Canadian airline passengers traveling within the country will soon be able to carry up to 30 grams of marijuana, a government official announced on Thursday.
“After October 17, 2018, passengers will be permitted to have a legal amount of cannabis, which is 30 grams, in either their carry-on or checked bag, if they are flying to a domestic destination (i.e., within Canada),” Delphine Denis, a spokeswoman for Transport Minister Marc Garneau, told Agence France-Presse.
Although passengers will be allowed to board the aircraft with marijuana, they won't be allowed to smoke it while in the air. While marijuana is legal in more than 40 U.S. states, the transport minister reminded travelers that south of the border, cannabis is still illegal under federal law.
“As long as the flight is domestic, people are allowed to bring up to a certain quantity for personal use. However, I would remind people if they’re going to a country like the United States, the rules of that country are the rules that apply,” Garneau said, according to Canadian broadcaster Global News.
Air Canada, the country’s largest airline, reminded travelers that if they were refused entry into another country because they were carrying marijuana, the traveler alone would “be responsible for the consequences,” including paying for another flight back to Canada.
The airline’s website also warned that due to "unforseen situations," domestic flights sometimes have to land at U.S. airports, where arriving with marijuana would be illegal.
Canada became the second country in the world to legalize the recreational use of marijuana when senators passed the Cannabis Act in June.
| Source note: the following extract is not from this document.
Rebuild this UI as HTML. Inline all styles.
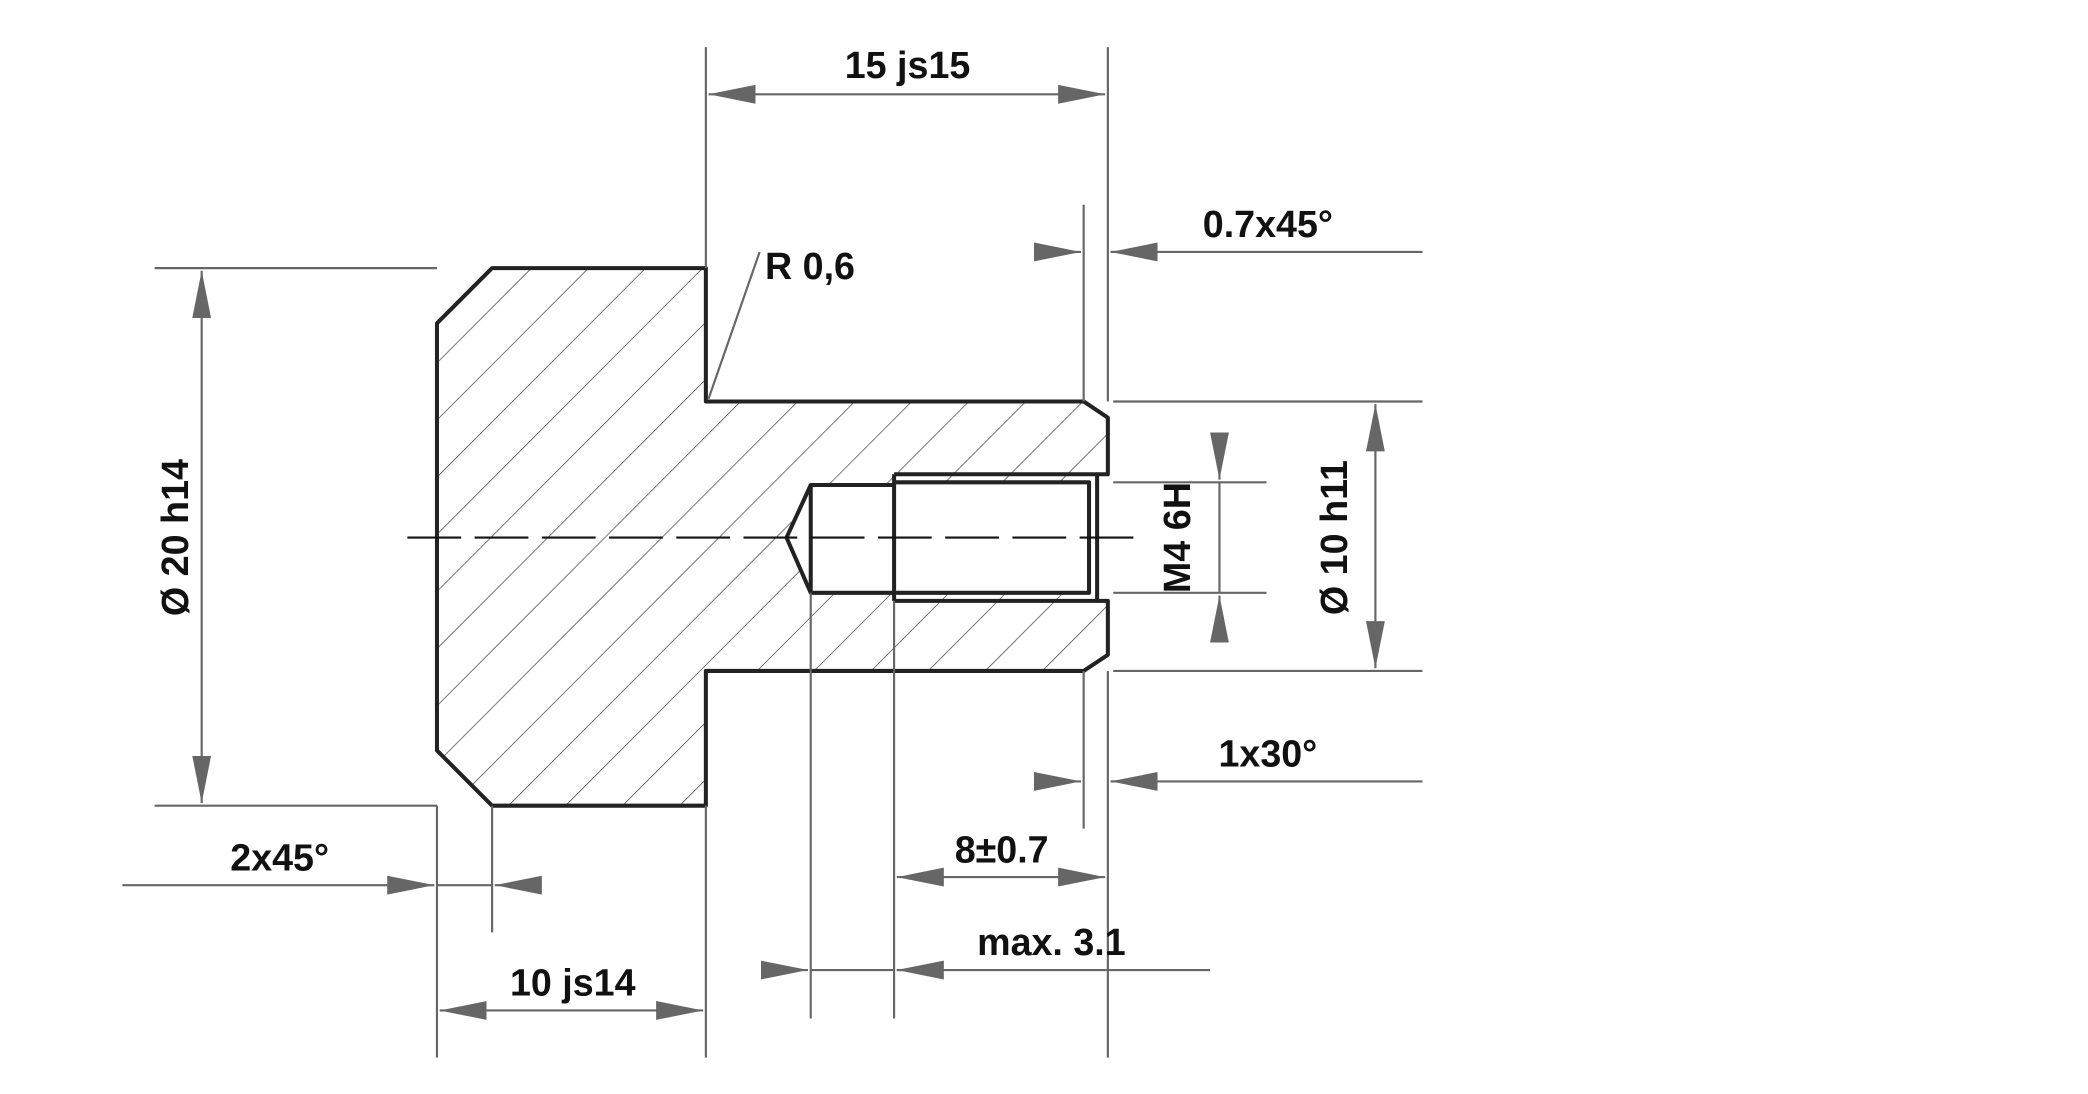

The act will take effect on October 17.
“It’s been too easy for our kids to get marijuana—and for criminals to reap the profits. Today, we change that. Our plan to legalize & regulate marijuana just passed the Senate,” Prime Minister Justin Trudeau tweeted, following the historic ruling.
Citizens can carry 30 grams of marijuana for personal use, grow up to four plants and buy marijuana from authorized sellers, regulated by each province under the new law.
Elsewhere, in Uruguay, which legalized marijuana in 2013, most of the country's provinces still don’t have authorized dispensaries, and consumers are turning to the black market as sellers run out of the plant.
“The demand is greater than our productive capacity. We have to address that challenge,” Diego Olivera, the head of Uruguay’s National Drugs Council, told The Associated Press.